There have been several cases of paresthesia reported, including cases that occurred with lumbar epidural injections in patients who had undiagnosed dural arteriovenous fistulas, as well as cases which occurred in patients with normal vascular anatomy, Matthew Smuck, MD, said at the 24th Annual Meeting of the North American Spine Society. The proposed mechanism is similar to that proposed in the cervical spine: Injection of particulate corticosteroid into a vulnerable radiculomedullary artery that causes a downstream infarction into the spinal cord.
Smuck and Sara Cohen, MD, studied 315 injections: 157 using pencil-point (Whitacre) needles, 64 using short-beveled (Chiba) needles, and 94 using long-beveled (Quincke) needles.
We found that 48 of the 315 injections demonstrated vascular uptake under fluoroscopy for an overall incidence of 15.2%, Smuck said.
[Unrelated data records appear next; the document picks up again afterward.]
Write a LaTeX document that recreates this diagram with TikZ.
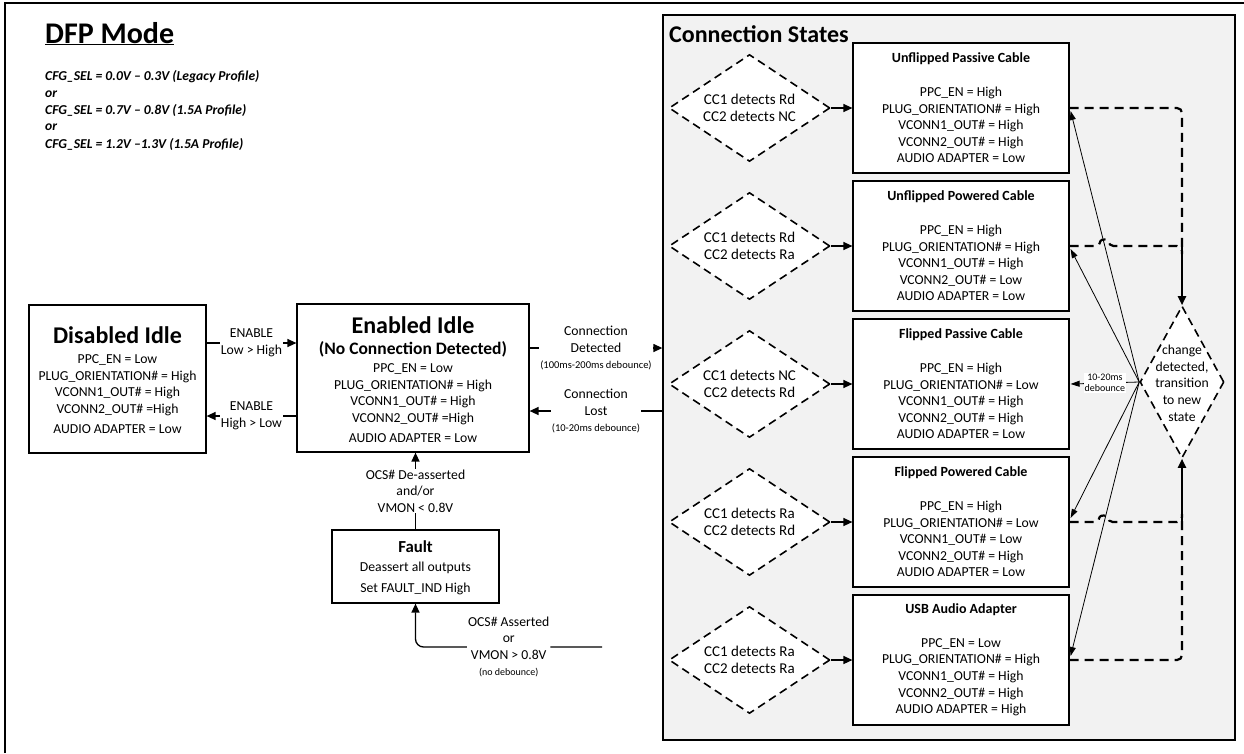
\documentclass[tikz,border=0pt]{standalone}
\usepackage{fontspec}
\setmainfont{Carlito}
\usetikzlibrary{shapes.geometric,arrows.meta,calc}
\definecolor{panelgray}{RGB}{242,242,242}
\newcommand\stitlefont{\fontsize{14}{16}\selectfont\bfseries}
\begin{document}
\begin{tikzpicture}[x=1pt,y=-1pt,
  box/.style={draw, line width=1.2pt, fill=white, inner sep=0pt},
  sbox/.style={box, minimum width=216pt, minimum height=130pt, align=center, font=\fontsize{13.7}{16.6}\selectfont},
  body/.style={inner sep=0pt, align=center, font=\fontsize{13.7}{16.7}\selectfont},
  cdiam/.style={diamond, draw, dash pattern=on 8pt off 5pt, line width=1.6pt, fill=white, aspect=1.5, minimum width=161pt, minimum height=107pt, inner sep=0pt, align=center, font=\fontsize{15}{17}\selectfont},
  arr/.style={line width=1.3pt, -{Triangle[length=9pt,width=8pt]}},
  lbl/.style={fill=white, inner sep=1pt, align=center, font=\fontsize{13.7}{16.5}\selectfont},
  dconn/.style={line width=2.2pt, dash pattern=on 9pt off 6pt},
  sconn/.style={line width=2pt, -{Triangle[length=9pt,width=8pt]}},
  thinarr/.style={line width=0.8pt, -{Triangle[length=9pt,width=6pt]}},
  cfg/.style={anchor=west, inner sep=0pt, font=\fontsize{13.6}{16}\selectfont\bfseries\itshape},
  ttl/.style={inner sep=0pt, font=\fontsize{24}{28}\selectfont\bfseries}
]
\useasboundingbox (0,0) rectangle (1244,753);
\draw[line width=2.2pt] (5,753) -- (5,3) -- (1244,3);

% heading
\node[anchor=base west, inner sep=0pt, font=\fontsize{30}{33}\selectfont\bfseries] (dfp) at (45,43) {\underline{DFP Mode}};
\node[cfg] (cfg1) at (45,77) {CFG\_SEL = 0.0V – 0.3V (Legacy Profile)};
\node[cfg] (cfg2) at (45,94) {or};
\node[cfg] (cfg3) at (45,110) {CFG\_SEL = 0.7V – 0.8V (1.5A Profile)};
\node[cfg] (cfg4) at (45,127) {or};
\node[cfg] (cfg5) at (45,144) {CFG\_SEL = 1.2V –1.3V (1.5A Profile)};

% connection states panel
\node[draw, line width=1.3pt, fill=panelgray, minimum width=572pt, minimum height=725pt, inner sep=0pt] (cs) at (949,377.5) {};
\node[anchor=base west, inner sep=0pt, font=\fontsize{24}{26}\selectfont\bfseries] (cstitle) at (669,42) {Connection States};

\node[cdiam] (d1) at (749.5,108) {CC1 detects Rd\\CC2 detects NC};
\node[cdiam] (d2) at (749.5,246) {CC1 detects Rd\\CC2 detects Ra};
\node[cdiam] (d3) at (749.5,384) {CC1 detects NC\\CC2 detects Rd};
\node[cdiam] (d4) at (749.5,522) {CC1 detects Ra\\CC2 detects Rd};
\node[cdiam] (d5) at (749.5,660) {CC1 detects Ra\\CC2 detects Ra};

\node[sbox] (b1) at (961,108) {{\stitlefont Unflipped Passive Cable}\\[17pt]PPC\_EN = High\\PLUG\_ORIENTATION\# = High\\VCONN1\_OUT\# = High\\VCONN2\_OUT\# = High\\AUDIO ADAPTER = Low};
\node[sbox] (b2) at (961,246) {{\stitlefont Unflipped Powered Cable}\\[17pt]PPC\_EN = High\\PLUG\_ORIENTATION\# = High\\VCONN1\_OUT\# = High\\VCONN2\_OUT\# = Low\\AUDIO ADAPTER = Low};
\node[sbox] (b3) at (961,384) {{\stitlefont Flipped Passive Cable}\\[17pt]PPC\_EN = High\\PLUG\_ORIENTATION\# = Low\\VCONN1\_OUT\# = High\\VCONN2\_OUT\# = High\\AUDIO ADAPTER = Low};
\node[sbox] (b4) at (961,522) {{\stitlefont Flipped Powered Cable}\\[17pt]PPC\_EN = High\\PLUG\_ORIENTATION\# = Low\\VCONN1\_OUT\# = Low\\VCONN2\_OUT\# = High\\AUDIO ADAPTER = Low};
\node[sbox] (b5) at (961,660) {{\stitlefont USB Audio Adapter}\\[17pt]PPC\_EN = Low\\PLUG\_ORIENTATION\# = High\\VCONN1\_OUT\# = High\\VCONN2\_OUT\# = High\\AUDIO ADAPTER = High};

\foreach \i in {1,...,5} \draw[arr] (d\i.east) -- (b\i.west);

% change detected diamond
\node[diamond, draw, dash pattern=on 8pt off 5pt, line width=1.6pt, fill=white, aspect=0.55, minimum width=84pt, minimum height=152pt, inner sep=0pt] (chg) at (1182,382) {};
\node[body] (chgt) at (1182,383) {change\\detected,\\transition\\to new\\state};

% dashed feedback lines
\draw[dconn, rounded corners=5pt] (b1.east) -- (b1.east -| chg.north) -- ($(b2.east -| chg.north)+(0,1)$);
\draw[dconn, rounded corners=5pt] (b2.east) -- (1100.5,246) .. controls (1100.5,239) and (1108.5,239) .. (1108.5,246) -- (b2.east -| chg.north) -- ($(b2.east -| chg.north)+(0,8)$);
\draw[sconn] (b2.east -| chg.north) -- (chg.north);
\draw[dconn, rounded corners=5pt] (b5.east) -- (b5.east -| chg.south) -- ($(b4.east -| chg.south)+(0,-1)$);
\draw[dconn, rounded corners=5pt] (b4.east) -- (1099.7,522) .. controls (1099.7,515) and (1107.7,515) .. (1107.7,522) -- (b4.east -| chg.south) -- ($(b4.east -| chg.south)+(0,-8)$);
\draw[sconn] (b4.east -| chg.south) -- (chg.south);

% fan of transitions
\draw[thinarr] (chg.west) -- ($(b1.east)+(1,3)$);
\draw[thinarr] (chg.west) -- ($(b2.east)+(1,3)$);
\draw[thinarr] (chg.west) -- node[fill=white, inner sep=1pt, align=center, font=\fontsize{10}{11}\selectfont] (deb) {10-20ms\\debounce} ($(b3.east)+(1,0)$);
\draw[thinarr] (chg.west) -- ($(b4.east)+(1,-4)$);
\draw[thinarr] (chg.west) -- ($(b5.east)+(1,-4)$);

% left states
\node[box, minimum width=177pt, minimum height=148pt] (dis) at (117.5,379) {};
\node[ttl] (dist) at (117.5,335) {Disabled Idle};
\node[body] (disb) at (117.5,394) {PPC\_EN = Low\\PLUG\_ORIENTATION\# = High\\VCONN1\_OUT\# = High\\VCONN2\_OUT\# =High\\[3.3pt]AUDIO ADAPTER = Low};

\node[box, minimum width=232pt, minimum height=148pt] (en) at (413,378) {};
\node[ttl] (ent) at (413,325) {Enabled Idle};
\node[inner sep=0pt, font=\fontsize{17.5}{20}\selectfont\bfseries] (ens) at (413,349) {(No Connection Detected)};
\node[body] (enb) at (413,403) {PPC\_EN = Low\\PLUG\_ORIENTATION\# = High\\VCONN1\_OUT\# = High\\VCONN2\_OUT\# =High\\[3.3pt]AUDIO ADAPTER = Low};

\node[box, minimum width=167pt, minimum height=73pt] (fault) at (415.5,566.5) {};
\node[inner sep=0pt, font=\fontsize{16.8}{20}\selectfont\bfseries] (ft) at (415.5,547) {Fault};
\node[inner sep=0pt, align=center, font=\fontsize{13.7}{21}\selectfont] (fb) at (415.5,578) {Deassert all outputs\\Set FAULT\_IND High};

% transitions
\coordinate (yA) at (0,343);
\coordinate (yB) at (0,416);
\coordinate (yC) at (0,348);
\coordinate (yD) at (0,411);
\coordinate (ocsend) at (602,647);
\draw[arr] (dis.east |- yA) -- node[lbl] (l1) {ENABLE\\Low > High} (en.west |- yA);
\draw[arr] (en.west |- yB) -- node[lbl] (l2) {ENABLE\\High > Low} (dis.east |- yB);
\draw[arr] (en.east |- yC) -- node[lbl] (l3) {Connection\\Detected\\{\fontsize{10.5}{12}\selectfont (100ms-200ms debounce)}} (cs.west |- yC);
\draw[arr] (cs.west |- yD) -- node[lbl] (l4) {Connection\\Lost\\{\fontsize{10.5}{12}\selectfont (10-20ms debounce)}} (en.east |- yD);
\draw[arr] (fault.north) -- node[lbl] (l5) {OCS\# De-asserted\\and/or\\VMON < 0.8V} (fault.north |- en.south);
\draw[arr, rounded corners=8pt] (ocsend) -- node[lbl] (l6) {OCS\# Asserted\\or\\VMON > 0.8V\\{\fontsize{10}{12}\selectfont (no debounce)}} (fault.south |- ocsend) -- (fault.south);
\end{tikzpicture}
\end{document}
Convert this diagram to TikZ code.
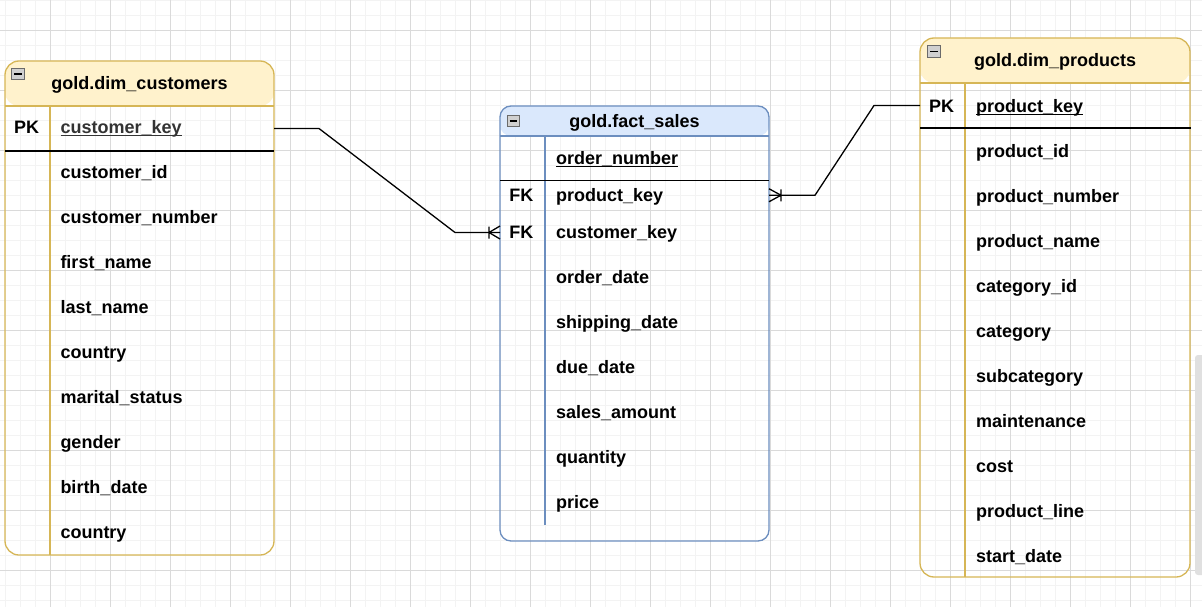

We were surprised to find that the pencil-point needles had the highest incidence, followed by the short-beveled needles and the long-beveled needles having the lowest incidence of vascular injections. That went against our hypothesis that the pencil-point needles would have the lowest incidence and the long-bevel would have the highest.
However the difference between these three needle types was not statistically significant, he added.
Changing to short-beveled needles or pencil-point needles does not improve the rates of vascular injections, Smuck said.
Reference:
- Smuck M, Cohen S. Influence of needle type on the incidence of inadvertant vascular injections: A comparison of pencil-point needles to sharp-bevel needles. Paper #75. Presented at the 24th Annual Meeting of the North American Spine Society. Nov. 10-14, 2009. San Francisco.